Rabbits have been the most difficult species this farm has raised, but now, I feel like I able to maintain the breeding population and meat animals at its current level. If the need arises, I can quickly up our numbers.
Rabbit meat is not as well-accepted as chicken (beef or pork) and I have worked hard to change that attitude. I do not know if that will ever change, however, I continue to plan to market our rabbit as sustainable and maintain the farm web site with recipes and information on cooking rabbit. Since the beginning of this project, I have been enrolled at a local community college completing a degree in photography. I am currently working on a collection of images of heritage food and will be working on imagery of rabbit dishes to add to the farm web site. Pictures help sell product and showing a tasty dish made with our rabbit will help with the marketing.
Educational & Outreach Activities
At least once a month, I receive correspondence from other farmers requesting information on how to raise rabbits the way we do. I posted a video on Vimeo detailing our our rabbits are raised. http://vimeo.com/search?q=Spellcast+Farm
Scroll down and select the Spellcast Farm Rabbits video.
We were not on the 2014 farm tour because we moved the farm. I do maintain a Facebook page and on-line journal detailing our efforts.
I have more than doubled both my breeding program and meat animal output. All of the breeding animals are at least second generation born on this farm and as such, their digestive systems are capable to handling a complete forage-based diet. The quality of the carcass of a rabbit produced on this farm is high and well respected by local restaurants and customers. We now have the problem of having more rabbit than there is demand for and because of this, I am now exploring pet food avenues which I expect will become very lucrative in 2015.
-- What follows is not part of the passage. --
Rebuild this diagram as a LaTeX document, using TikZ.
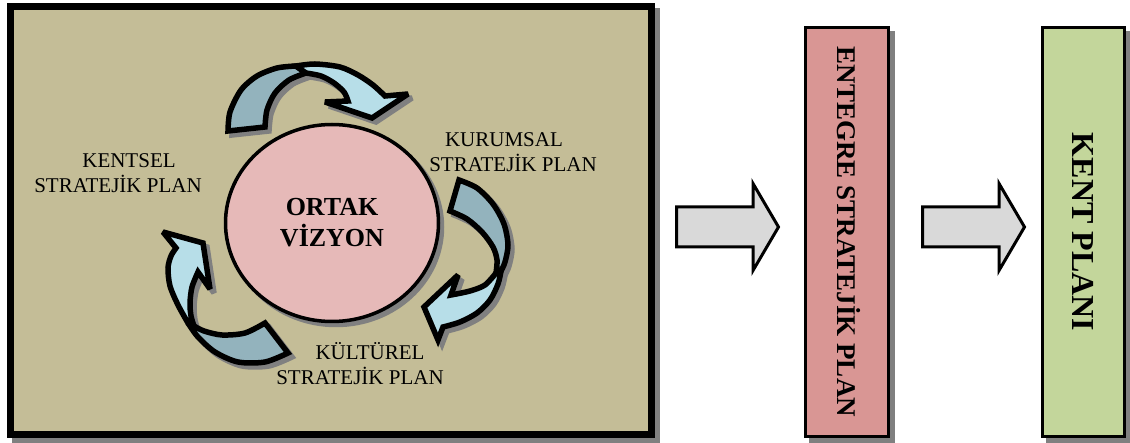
\documentclass[tikz,border=0pt]{standalone}
\usepackage{fontspec}
\setmainfont{Liberation Serif}
\usepackage{graphicx}
\usepackage{tikz}
\usetikzlibrary{shapes.geometric, shadows, positioning}

\definecolor{panelbg}{HTML}{C4BD97}
\definecolor{visionpink}{HTML}{E6B9B8}
\definecolor{esppink}{HTML}{D99694}
\definecolor{kentgreen}{HTML}{C3D69B}
\definecolor{ribbonlight}{HTML}{B7DEE8}
\definecolor{ribbondark}{HTML}{93B3BD}
\definecolor{flowgray}{HTML}{D9D9D9}
\definecolor{shadowgray}{HTML}{808080}

% ribbon arrows round the vision (back half and front half)
\newcommand\topback{plot[smooth] coordinates {(228,131) (230,112) (241,90) (257,76) (277,68) (296,66)} -- plot[smooth] coordinates {(306,73) (289,80) (275,93) (267,110) (265,127)} -- cycle}
\newcommand\topfront{plot[smooth] coordinates {(296,66) (315,64) (340,67) (358,75) (373,85) (385,96)} -- (408,94) -- (372,118) -- (325,102) -- plot[smooth] coordinates {(348,101) (344,92) (334,83) (321,76) (306,73)} -- cycle}
\newcommand\rightback{plot[smooth] coordinates {(459,180) (477,188) (493,204) (504,224) (508,245) (505,262) (501,271)} -- plot[smooth] coordinates {(496,273) (497,260) (493,247) (482,232) (467,219) (450,211)} -- cycle}
\newcommand\rightfront{plot[smooth] coordinates {(501,271) (498,284) (490,300) (477,313) (460,322) (443,327)} -- (438,340) -- (424,307) -- (458,275) -- plot[smooth] coordinates {(451,295) (470,291) (485,285) (496,273)} -- cycle}
\newcommand\leftback{plot[smooth] coordinates {(288,353) (265,362) (238,362) (215,352) (198,337) (188,323)} -- plot[smooth] coordinates {(194,326) (204,331) (222,335) (245,333) (265,323)} -- cycle}
\newcommand\leftfront{plot[smooth] coordinates {(188,323) (178,305) (170,286) (168,268) (171,256) (176,248)} -- (163,232) -- (203,243) -- (210,289) -- plot[smooth] coordinates {(198,272) (192,287) (190,303) (191,316) (194,326)} -- cycle}

\begin{document}
\begin{tikzpicture}[
    x=1pt, y=-1pt,
    panel/.style={rectangle, draw, line width=7pt, fill=panelbg, minimum width=641pt, minimum height=428pt, inner sep=0pt,
        drop shadow={shadow xshift=5pt, shadow yshift=-5pt, opacity=1, fill=shadowgray, draw=shadowgray, line width=7pt}},
    vision/.style={ellipse, draw, line width=3.5pt, fill=visionpink, minimum width=213pt, minimum height=197pt, inner sep=0pt,
        align=center, font=\bfseries\fontsize{26pt}{31pt}\selectfont,
        drop shadow={shadow xshift=4pt, shadow yshift=-4pt, opacity=1, fill=shadowgray, draw=shadowgray, line width=3.5pt}},
    planbox/.style={rectangle, draw, line width=3pt, minimum height=409pt, inner sep=0pt,
        drop shadow={shadow xshift=5pt, shadow yshift=-5pt, opacity=1, fill=shadowgray, draw=shadowgray, line width=3pt}},
    plantext/.style={align=center, font=\fontsize{21pt}{25pt}\selectfont, inner sep=0pt},
    ribbon/.style={draw=black, line width=5.5pt, line join=miter, miter limit=3},
    ribbonshadow/.style={fill=shadowgray, draw=shadowgray, line width=5.5pt, line join=miter, miter limit=3, shift={(4,4)}},
    blockline/.style={draw, line width=3pt, fill=flowgray, miter limit=4},
    flowarrow/.pic={\path[blockline] (0,-20) -- (76.5,-20) -- (76.5,-43.5) -- (102,0) -- (76.5,43.5) -- (76.5,20) -- (0,20) -- cycle;}
]
    \useasboundingbox (0,0) rectangle (1130,443);

    % Frame
    \node[panel] (frame) at (331,220.5) {};

    % Ribbon arrows
    \path[ribbonshadow] \topback;
    \path[ribbonshadow] \topfront;
    \path[ribbonshadow] \rightback;
    \path[ribbonshadow] \rightfront;
    \path[ribbonshadow] \leftback;
    \path[ribbonshadow] \leftfront;
    \path[ribbon, fill=ribbondark] \topback;
    \path[ribbon, fill=ribbonlight] \topfront;
    \path[ribbon, fill=ribbondark] \rightback;
    \path[ribbon, fill=ribbonlight] \rightfront;
    \path[ribbon, fill=ribbondark] \leftback;
    \path[ribbon, fill=ribbonlight] \leftfront;

    % Vision
    \node[vision] (vision) at (332,223) {ORTAK\\VİZYON};

    % Plans
    \node[plantext] (kentsel) at (118,173.5) {\null\kern22pt KENTSEL\\STRATEJİK PLAN};
    \node[plantext] (kurumsal) at (513,152) {KURUMSAL\kern18pt\\STRATEJİK PLAN};
    \node[plantext] (kulturel) at (360,363.5) {\null\kern20pt KÜLTÜREL\\STRATEJİK PLAN};

    % Right side
    \node[planbox, fill=esppink, minimum width=83pt, font=\bfseries\fontsize{27pt}{27pt}\selectfont] (esp) at (847,232)
        {\kern3pt\rotatebox{-90}{ENTEGRE STRATEJİK PLAN}};
    \node[planbox, fill=kentgreen, minimum width=82pt, right=151pt of esp, font=\bfseries\fontsize{32pt}{32pt}\selectfont] (kent)
        {\rotatebox{-90}{KENT PLANI}};

    % Arrows
    \pic (flowA) at (676.5,227) {flowarrow};
    \pic (flowB) at (922.5,227) {flowarrow};
\end{tikzpicture}
\end{document}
Throughout this project and for the future, I will remain available to consult with any farmer (or homesteader) wishing to raise rabbits in this manner. I now offer breeding stock for sale to these individuals. Spellcast Farm will participate in local farm tours and will have an open house in early 2015. I will continue to maintain an on-line presence detailing our or rabbits are raised.
I hope that more farmers will elect to add rabbits to their farms and utilize them in the manner which I do. Rabbits are one of (if not the!) most sustainable animal to raise. They integrate perfectly with market vegetable production; the quality of their meat is high and extremely healthy, especially if they are raised on a forage-based (non-commercial) feed as we raise ours.